Externally driven financial risks include interest rates, foreign exchange rates and the availability of credit.  External strategic risks include competitors’ actions, changes in customer dynamics, changes in industrial practices and variation of demand.  Operational external risks include regulators, changes in cultural expectations and board competition.  External hazard risks include contracts collapsing, natural disasters, failures by suppliers and environmental change.

Managing the above categories of business risk better can lead to clear and obvious benefits including:

  • Stronger and better business growth
  • Better business stability with less exposure to market and environmental change.
  • Better quality employees who understand their responsibilities
  • Stronger relationships with your suppliers
  • Better channels to market
  • Better customer acquisition and retention
  • Cheaper finance; and,
  • the driving down of costs

As a professional marketing strategist the process of developing strategic marketing plans plays an important role in risk reduction.

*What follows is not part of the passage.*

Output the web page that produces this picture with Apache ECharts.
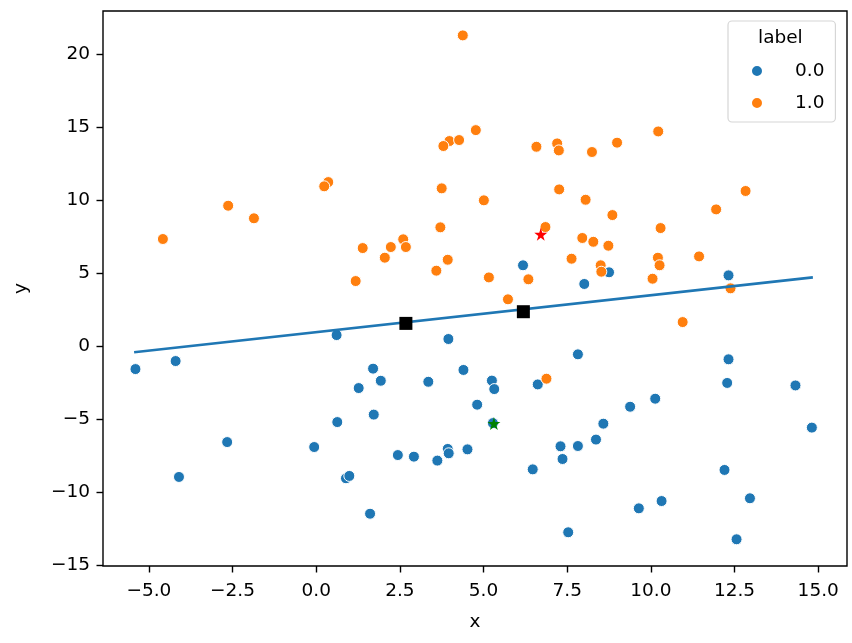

There are two main aspects to strategic marketing risk.

Primary demand risk is similar to financial risk in that it is beyond the control of marketers.  It relates to the general effective demand in the marketplace and customers ability to pay.  It is driven by economic life cycles, currency and exchange fluctuations, government regulators and technological change.

I am furiously opposed to Brexit precisely for its likely effects on primary demand risk.  This is already showing in the UK economy where productivity is in the toilet, retail sales are beginning to collapse, inflationary pressures are developing and interest rates are starting to rise.  Exporters have been able to rely on the fall in the pound whilst stocks of commodities bought with a its higher valuation lasted.  Those raw materials are starting to run out and factory gate inflation has been as high as 18%.

The second aspect of strategic marketing risk is market share risk.  This risk is relative to your competitors, not absolute as with primary demand risk.  This risk can be defined by asking yourself whether you are better at assessing the market than your competitors or whether they have a superior ability.

Organisations which are better at assessing the market tend to garner more market share and make better profits than those which are less able.

Factors which affect market share risk include:

  • Not acquiring your target customers
  • Not retaining your existing customers
  • Allocating too many or too few resources to:
    • Customer research and understanding
    • New product development and improving existing products
    • Price maintenance
    • brand distinctiveness
    • communications

The best ways of reducing marketing risks are:

  1. To carefully research your intended market
  2. To develop close relationships with your target customer groups
  3. To improve the quality of your marketing: and,
  4. to increase your share of marketing investment relative to your competition.